Sorprende la forma en que el cartel de víctima puede reforzar a un líder mediocre y sin carisma. El mismo Puigdemont que fue elegido de rebote tras el descarte de Mas, el mismo al que vimos vacilante en aquella entrevista con Jordi Évole, ahora es ovacionado en los pabellones cuando aparece en el plasma. Su discurso es cada vez más extravagante: un día europeísta y otro eurófobo; su vecindad con los nacionalistas flamencos parece estar acentuando cierto perfil xenófobo. Es el más insistente en dibujar una España negra y autoritaria tan de ficción como su república. Y, sin embargo, ahí está: su candidatura no va a sufrir el desplome que los sondeos preveían para el PDeCat, la marca que borró. Le ayuda que, en ausencia del preso Junqueras, el rostro visible de ERC, Marta Rovira, tampoco sea nada convincente (también suspendió la prueba de Salvados).

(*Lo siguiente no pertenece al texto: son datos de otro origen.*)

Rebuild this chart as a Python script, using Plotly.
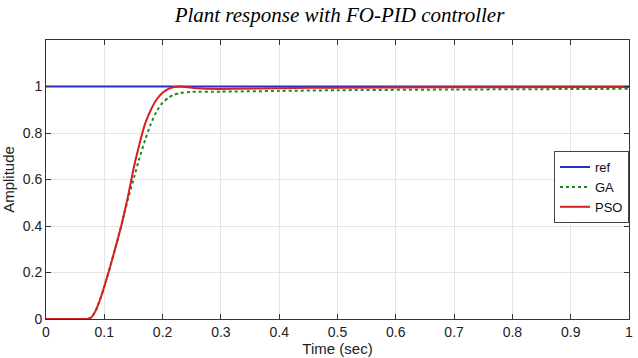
import plotly.graph_objects as go

# Data
t_ref = [0.0, 1.0]
y_ref = [1.0, 1.0]

t_ga = [0.0, 0.065, 0.072, 0.078, 0.085, 0.09, 0.095, 0.10, 0.11, 0.12, 0.13, 0.14, 0.15, 0.16, 0.17,
        0.18, 0.19, 0.20, 0.21, 0.22, 0.23, 0.25, 0.30, 0.40, 0.50, 0.70, 1.00]
y_ga = [0.0, 0.0, 0.0, 0.008, 0.035, 0.065, 0.10, 0.14, 0.225, 0.315, 0.41, 0.51, 0.60, 0.69, 0.77,
        0.84, 0.895, 0.93, 0.952, 0.965, 0.972, 0.977, 0.978, 0.981, 0.984, 0.987, 0.99]

t_pso = [0.0, 0.065, 0.072, 0.078, 0.085, 0.09, 0.095, 0.10, 0.11, 0.12, 0.13, 0.14, 0.15, 0.16, 0.17,
         0.18, 0.19, 0.20, 0.21, 0.22, 0.23, 0.25, 0.28, 0.32, 0.40, 0.50, 0.70, 1.00]
y_pso = [0.0, 0.0, 0.0, 0.008, 0.035, 0.065, 0.10, 0.14, 0.225, 0.315, 0.41, 0.52, 0.645, 0.75, 0.84,
         0.90, 0.945, 0.973, 0.99, 0.998, 1.0, 0.995, 0.99, 0.99, 0.993, 0.995, 0.997, 0.998]

x_ticks = [0, 0.1, 0.2, 0.3, 0.4, 0.5, 0.6, 0.7, 0.8, 0.9, 1]
x_labels = ["0", "0.1", "0.2", "0.3", "0.4", "0.5", "0.6", "0.7", "0.8", "0.9", "1"]
y_ticks = [0, 0.2, 0.4, 0.6, 0.8, 1]
y_labels = ["0", "0.2", "0.4", "0.6", "0.8", "1"]

fig = go.Figure()
fig.add_trace(go.Scatter(x=t_ref, y=y_ref, mode="lines", name="ref",
                         line=dict(color="#2b2bd0", width=2)))
fig.add_trace(go.Scatter(x=t_ga, y=y_ga, mode="lines", name="GA",
                         line=dict(color="#1e8a1e", width=2, dash="dot", shape="spline", smoothing=0.5)))
fig.add_trace(go.Scatter(x=t_pso, y=y_pso, mode="lines", name="PSO",
                         line=dict(color="#d42020", width=2, shape="spline", smoothing=0.5)))

font_main = "Liberation Sans, Arial, sans-serif"
fig.update_layout(
    width=638, height=358,
    margin=dict(l=46, r=5, t=40, b=39),
    paper_bgcolor="white", plot_bgcolor="white",
    title=dict(text="<i>Plant response with FO-PID controller</i>",
               font=dict(family="Liberation Serif, serif", size=21, color="black"),
               x=(46 + 633) / 2 / 638, xanchor="center", y=0.96, yanchor="middle"),
    font=dict(family=font_main, size=14, color="#222"),
    legend=dict(x=1.0, xanchor="right", y=0.602, yanchor="top",
                bordercolor="#444", borderwidth=1, bgcolor="white",
                font=dict(size=13, color="#111"), tracegroupgap=0,
                itemwidth=30),
    showlegend=True,
)
fig.update_xaxes(range=[0, 1], tickvals=x_ticks, ticktext=x_labels,
                 showgrid=True, gridcolor="#e6e6e6", gridwidth=1,
                 showline=True, linecolor="#333", linewidth=1, mirror="ticks",
                 ticks="inside", ticklen=5, tickcolor="#333",
                 zeroline=False,
                 title=dict(text="Time (sec)", font=dict(size=15), standoff=2))
fig.update_yaxes(range=[0, 1.2], tickvals=y_ticks, ticktext=y_labels,
                 showgrid=True, gridcolor="#e6e6e6", gridwidth=1,
                 showline=True, linecolor="#333", linewidth=1, mirror="ticks",
                 ticks="inside", ticklen=5, tickcolor="#333",
                 zeroline=False,
                 title=dict(text="Amplitude", font=dict(size=15), standoff=4))

fig.write_html("out.html")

El nacionalismo ya no tiene un plan. Lo fía todo al victimismo. En esta campaña su programa se resume en tres puntos: levantar el artículo 155 (habían tenido muy fácil evitarlo), sacar a los presos (eso solo está en manos del Supremo, y nadie les librará del juicio) y, aquí el discurso se vuelve de repente muy confuso, tratar de hacer cumplir el “mandato” y avanzar hacia la república. Esa que ya habían proclamado. No dicen cómo. Pronuncian menos la palabra unilateral porque ya han vivido las consecuencias de tomar el camino contrario a la ley.
Ha pasado poco tiempo para permitir al nacionalismo catalán replantearse sus objetivos y, sobre todo, sus estrategias. Si pierden la mayoría el mensaje de los catalanes será demoledor para ellos. Pero tampoco si consiguen recuperar el poder podrán seguir con su hoja de ruta, fracasada sin remedio. Y es altamente probable una situación de ingobernabilidad, de vetos cruzados que prolonguen muchos meses la vigencia del 155 y lleven incluso a la repetición electoral. En algún momento tendrán que dar pasos hacia el realismo. Porque su mundo mágico ya se desvaneció.
Han jugado con fuego. Cuando en una comunidad existe una división tal sobre la identidad nacional, pensar que el “queremos votar” resolvería el debate era una temeridad. Lo apropiado en esos casos (se hizo así en Irlanda, así se está haciendo en Euskadi) es ir construyendo consensos, hallar soluciones que puedan ser aceptables por las partes aunque impliquen grandes dosis de ambigüedad sobre principios que parecían irrenunciables. En Bruselas son maestros en eso, miren el acuerdo del brexit.
Poco a poco debe irse abriendo paso lo razonable. Claro que, escribió el periodista científico Javier Sampedro, “nuestra consciencia, ese hilo narrativo único, lineal y movido por la razón y el libre albedrío que todos experimentamos cada minuto de nuestras vidas, es un engaño aún mayor que todos los delirios de los chamanes”. Que el debate público se dirija a las emociones, como la publicidad, es propio de este tiempo de política espectáculo. Es un fracaso para los que aún creemos en los valores de la Ilustración, que edificaron las democracias modernas. Los que queremos sostener el futuro en el conocimiento y aborrecemos la posverdad. Los que preferimos rendir culto a la diosa razón que a todos los demonios del romanticismo.